John Hitchmough

Personal information
- Full name: John Sutton Hitchmough
- Born: 18 April 1958 (age 68) Liverpool, Lancashire, England
- Batting: Right-handed
- Bowling: Right-arm medium

Domestic team information
- 1985–1986: Minor Counties
- 1982–1989: Cheshire

Career statistics
| Competition | List A |
| Matches | 9 |
| Runs scored | 84 |
| Batting average | 10.50 |
| 100s/50s | –/– |
| Top score | 34 |
| Balls bowled | 372 |
| Wickets | 7 |
| Bowling average | 35.00 |
| 5 wickets in innings | – |
| 10 wickets in match | – |
| Best bowling | 2/37 |
| Catches/stumpings | 3/– |
- Source: Cricinfo, 6 April 2011

= John Hitchmough (cricketer, born 1958) =

English cricketer

John Sutton Hitchmough (born 19 April 1958) is a former English cricketer.

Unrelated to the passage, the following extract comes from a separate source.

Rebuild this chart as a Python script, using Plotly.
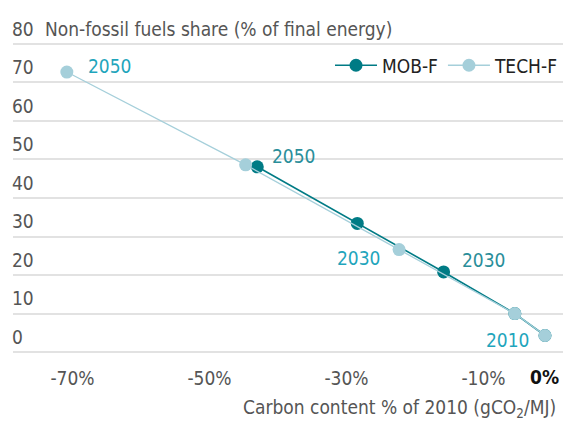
import plotly.graph_objects as go

# ---- data ----
years = [2010, 2020, 2030, 2040, 2050]
mob_x = [0.0, -4.4, -14.8, -27.4, -42.0]
mob_y = [4.3, 10.0, 20.8, 33.4, 48.1]
tech_x = [0.0, -4.4, -21.3, -43.7, -69.8]
tech_y = [4.3, 10.0, 26.6, 48.6, 72.7]
x_tickvals = [-70, -50, -30, -10]
x_ticktext = ["-70%", "-50%", "-30%", "-10%"]
y_tickvals = [0, 10, 20, 30, 40, 50, 60, 70, 80]

FONT = "Liberation Sans Narrow, Arial Narrow, DejaVu Sans Condensed, sans-serif"
MOB_C = "#007b85"
TECH_C = "#a5cfda"
MOB_T = "#2a8e9a"
TECH_T = "#1fa5bc"

fig = go.Figure()
fig.add_trace(go.Scatter(x=mob_x, y=mob_y, name="MOB-F", mode="lines+markers",
                         line=dict(color=MOB_C, width=1.6),
                         marker=dict(color=MOB_C, size=13)))
fig.add_trace(go.Scatter(x=tech_x, y=tech_y, name="TECH-F", mode="lines+markers",
                         line=dict(color=TECH_C, width=1.3),
                         marker=dict(color=TECH_C, size=13)))

# year labels: (series x, series y, index, color, xanchor, xshift, yshift)
label_specs = [
    (tech_x, tech_y, 4, TECH_T, "left", 19, 6),
    (mob_x, mob_y, 4, MOB_T, "left", 13, 11),
    (tech_x, tech_y, 2, TECH_T, "right", -16, -8),
    (mob_x, mob_y, 2, MOB_T, "left", 16, 12),
    (tech_x, tech_y, 0, TECH_T, "right", -13, -4),
]
for sx, sy, i, col, xa, xs, ys in label_specs:
    fig.add_annotation(x=sx[i], y=sy[i], text=str(years[i]), showarrow=False,
                       xanchor=xa, yanchor="middle", xshift=xs, yshift=ys,
                       font=dict(family=FONT, size=19, color=col))

# axis titles / special labels
fig.add_annotation(xref="paper", yref="y", x=0.055, y=80, yshift=15,
                   text="Non-fossil fuels share (% of final energy)", showarrow=False,
                   xanchor="left", yanchor="middle",
                   font=dict(family=FONT, size=19, color="#555555"))
fig.add_annotation(xref="x", yref="y", x=0, y=0, yshift=-25,
                   text="<b>0%</b>", showarrow=False, xanchor="center", yanchor="middle",
                   font=dict(family=FONT, size=19, color="#111111"))
fig.add_annotation(xref="paper", yref="y", x=1.0, y=0, yshift=-56, xshift=-5,
                   text="Carbon content % of 2010 (gCO<sub>2</sub>/MJ)", showarrow=False,
                   xanchor="right", yanchor="middle",
                   font=dict(family=FONT, size=19, color="#555555"))

fig.update_layout(
    width=563, height=435, autosize=False,
    margin=dict(l=13, r=0, t=42, b=81),
    paper_bgcolor="white", plot_bgcolor="white",
    font=dict(family=FONT, size=19, color="#555555"),
    showlegend=True,
    legend=dict(orientation="h", x=1.0, xanchor="right", y=0.925, yanchor="middle",
                font=dict(family=FONT, size=19, color="#222222"),
                itemwidth=42, bgcolor="rgba(0,0,0,0)"),
    xaxis=dict(range=[-77.66, 2.63], tickvals=x_tickvals, ticktext=x_ticktext,
               showgrid=False, zeroline=False, showline=False, ticks="",
               ticklabelshift=7, ticklabelstandoff=11,
               tickfont=dict(family=FONT, size=19, color="#555555")),
    yaxis=dict(range=[-0.5, 80.5], tickvals=y_tickvals, showgrid=True,
               gridcolor="#e2e2e2", gridwidth=1.5, zeroline=False, showline=False,
               ticks="", ticklabelposition="inside", ticklabelshift=-15,
               ticklabelstandoff=-4, ticklabeloverflow="allow",
               tickfont=dict(family=FONT, size=19, color="#555555")),
)

fig.write_html("out.html", config={"displayModeBar": False},
               post_script="document.body.style.margin='0px';")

Hitchmough was a right-handed batsman who bowled right-arm medium pace. He was born in Liverpool, Lancashire.

Hitchmough made his debut for Cheshire in the 1982 Minor Counties Championship against Durham. Hitchmough played Minor counties cricket for Cheshire from 1982 to 1989, including 38 Minor Counties Championship matches and 15 MCCA Knockout Trophy matches. In 1982, he made his List A debut for Cheshire against Middlesex in the NatWest Trophy. He played three further List A matches for Cheshire, the last of which came against Hampshire in the 1989 NatWest Trophy, as well representing the Minor Counties cricket team in five List A matches in the 1985 and 1986 Benson and Hedges Cup. In his nine career List A matches, he scored 84 runs at a batting average of 10.50, with a high score of 34. With the ball he took 7 wickets at a bowling average of 35.00, with best figures of 2/37.